Самый закономерный, самый неожиданный и мощный — комментарий к финалу.
…В них много детского, в стареющих сиротах Вишневого Сада. Гаев, Аня и Варя самозабвенно швыряют в публику цветные леденцы. На “вечерок” с оркестром в день продажи имения являются в бумажных заячьих ушках.
Аня все нянчит облезлое и пыльное Чучело Зайца с лысыми ушами. Бог весть, какая фамильная легенда связана с чудищем, подстреленным, верно, при Петре Великом. Прелесть лысого трухлявого артефакта явно понятна только своим. В этом — пароль и отзыв! (Прелесть Чучела Зайца может оценить только тот, у кого дома хранится такое же бесценное, никому, кроме своих, не нужное Чучело).
Что и придает Зайцу г-д Гаевых величие чуть ли не всей русской усадебной культуры (сколько ее было до продажи на слом за долги наследников).
Чучело Зайца в доме любят беззаветно. Один Лопахин, приобретший это чужое сокровище вместе со всем имением, — тайно, с ужасом и брезгливостью, отряхивает руки от его пыльной шерсти. (И Ермолая Алексеевича можно понять…)
А в финале, когда все они “уезжают на станцию” — уходят во тьму, к черному заднику, за голые прутья сада, — только умирающий Фирс и Чучело Зайца с лысыми ушами остаются на авансцене.
И вместо топоров — в саду стучат пулеметы. Не по стволам — по телам.
Ну — естественно. А то мы раньше не знали?! Как было не догадаться…

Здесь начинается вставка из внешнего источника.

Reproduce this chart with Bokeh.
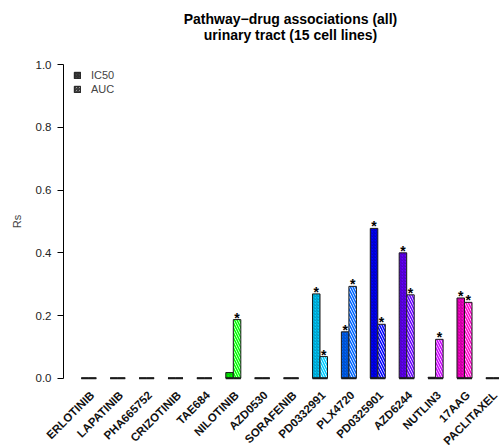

Трепещут, мечутся, падают во тьму заячьи ушки разоренной гранд-дамы эпохи декаданса — и ее нежной, наивной дочери — и семижильной богомолки Вари — и полусонного, абсолютно бессильного барина с леденцами в карманах сюртука — и очкастого вечного студента “с идеями” — и энергичного миллионщика из крепостных — и бледной Дамы без речей — и иноземной гувернантки!
Тем ведь и кончилась та “энциклопедия русской жизни”. Сцена отъезда давно кажется читателю сценой бегства в 1918-м.: “В последний раз взглянуть на эти стены, на окна… По этой комнате любила ходить покойная мать…”
И сколькими текстами можно документировать это сходство…
В умных, желчных, забытых записках литератора и левого эсера Евгения Лундберга, проехавшего в 1917-1919 гг. пол-России, есть поразительная сцена.
…Кавказ. Лето 1917 года. Завтра будут жечь именьице под Геленджиком. (Лундберг сам там вел агитацию. Жечь не призывал, но и не отговаривал.) Барыня мужиками строго предупреждена. Рано утром в горы торопливо выезжает старая бричка: плачет бабушка, плачет внучка лет восемнадцати, плачет старик на козлах. В бричке грудой свалены узлы, картонки, чемоданы… И сверху — дрожит великолепный, росистый, последний букет, наспех наломанный в обреченном саду!
Чем не черновик финала “Вишневого Сада” в записи Пети Трофимова?
А умного и желчного эсера-литератора Лундберга расстреляли в 1937-м.
…Ну конечно: все они так или иначе, раньше или позже пошли под расстрел. Или в Париж — через Константинополь. И не Лопахин, так верящий, что “купил имение, лучше которого нет на свете”, — а Красный петух завладел садом.
Новым Лопахиным — сто лет спустя — достанется пепелище. Зона. Зона рискованного земледелия. С климатом, который никак не может способствовать в самый раз… Зато близко и дешево: выморочный же, ничей участок.
Да, впрочем, — кто же обязан свято верить в ценность Чучела Зайца?
Спектакль свертывается в кольцо, в безысходную ленту Мебиуса.
Пулеметы и моторы грузовиков “чрезвычайки” гремят во тьме. Падают чеховские герои. Слабый, еле живой Фирс будет разбирать вещи расстрелянных.
И трухлявое, так любимое семьей, которой больше нет, Чучело Зайца, подняв лысые уши, стоит в пустоте, во тьме — пыльное, как старая хрестоматия.
Пьесе — сто лет. Никого, никогошеньки из них уже нет в живых! Занавес.
Пора выходить из зала. Искать другую энциклопедию русской жизни.